Western Bushido – The Way of the Knight – Parzival and the Knightly Virtues

Western Bushido is not a code of the sword, but of consciousness. It teaches not the fight against the enemy, but against the distraction, weakness, and arrogance within oneself. The Knight of Nigredo does not go forth, but rather descends—into the depths of his own soul, where light and shadow meet.

Like Parzival, he treads the path from ignorance to knowledge, from seeker to servant.

The true knight does not fight to win, but to understand. His victory is silence. His sword is the word that need not be spoken. He learns that the greatest power is the mastery of his own heart.

The Silence of the Smiths

In the East, the warrior is formed by sword and dojo—in the West by silence, work, and obedience. The Nigredo Monastery is the forge where the word of God becomes the sword of wisdom. It is not iron that is honed, but spirit. The fire that burns here is not external, but that which arises from the purification of the heart.

Silence is the anvil upon which the soul is purified.

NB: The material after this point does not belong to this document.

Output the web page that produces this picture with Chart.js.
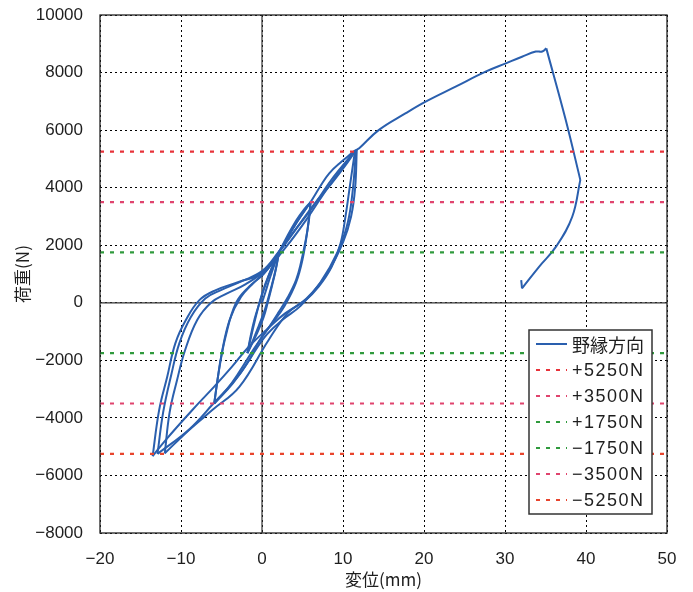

It separates truth from untruth, genuineness from appearance—just as the divine word is "sharper than any two-edged sword" and penetrates everything until soul and spirit are separated.
Whoever endures silence recognizes that it is not an enemy, but a tool: It kills lies to give birth to truth.

Thus, at the Nigredo Monastery, the knight is consecrated not by blood, but by the fire of knowledge. He becomes a servant of the divine word that speaks within him—quietly, but irrevocably.

The Seven Postures of Western Bushido

  • Obedience—The ear for the divine. Not submission, but listening to the call that comes from silence.
  • Moderation—The balance between passion and clarity that sustains the soul.
  • Courage – Entering into the inner struggle when the sword of wisdom separates what is not destined to grow together.
  • Chastity – Preserving the creative power so that it may become light.
  • Piety – The willingness to submit to the divine will, even when the fire burns.
  • Honor – The silent agreement between heart and deed that needs no witnesses.
  • Compassion – The sword that does not kill, but heals.

These seven attitudes are rays of the same light. They teach the knight to wrestle with the world without harming it and to seek the truth without judging.
For the sword that Christ brings is not the sword of force, but the sword of discernment – ​​the fire that tests heart and mind until only the pure remains.

Thus, the Knight of Nigredo stands between heaven and earth, not as a judge, but as a servant of truth.

Parzival and the Shadow

Parzival is the archetype of the Western knight, growing from innocence into consciousness. He errs, he fails, he doubts—and precisely through this, he becomes worthy. His path is the most human of all paths: not perfection, but devotion.

The shadow Parzival encounters is not an enemy, but that which he lacks. He learns that knowledge lies not in battle, but in integration. He realizes: The Grail is not an object, but a state of the heart.

The Temple Within

The Knight of Nigredo does not seek an external Grail temple. He builds it within himself—stone by stone, prayer by prayer. The walls are made of patience, the roof of humility, and at the center burns the light of vigilance.

This temple is invisible, but perceptible to everyone who encounters it. For a person who carries order within himself radiates it—silently, without intention.

Service to the Light

Western Bushido knows no triumph. It knows only service: to truth, to life, to the soul. The one who serves does not become smaller, but more transparent—he allows the light to shine through.

The Knight of Nigredo lives in the midst of the world, but the world no longer lives within him. He acts without attachment, speaks without pride, loves without possession. He knows: true victory lies in no longer having to prove anything.

The Return

When the student has become a knight, he leaves the walls of the monastery not as a conqueror, but as a guardian. He carries the spirit of order out into the chaos of the world—not to rule, but to heal. For whoever has passed through the darkness no longer fears it.

The path of Western Bushido ends where it began: in the heart of the person who is ready to recognize himself.

Initium Lucis—In darkness, the light is born.

Parallels to Japanese Bushido

The Western Bushido of the Nigredo Monastery is related to the Eastern Bushido—two paths that circle the same mountain. Both lead to purity of heart through discipline, courage, and devotion. But while the samurai points the sword outward, the knight of Nigredo points it inward: He severs not flesh, but illusion; not life, but deception.

Just as the samurai upholds the principle of makoto – purity of heart – so the knight seeks purity of spirit. Both know: The sword may only be wielded where the heart has become still. The sword of the West is the divine word – the light that separates truth from falsehood, like the word of Christ, which brought not peace, but the fire of knowledge, so that man might learn to distinguish before uniting.

Therefore, the sword of wisdom is not a tool of destruction, but of purification.
It divides to heal. It burns to transform. And whoever wields it knows: The light of God works not through strength, but through clarity.

"When the heart is pure, the sword becomes light."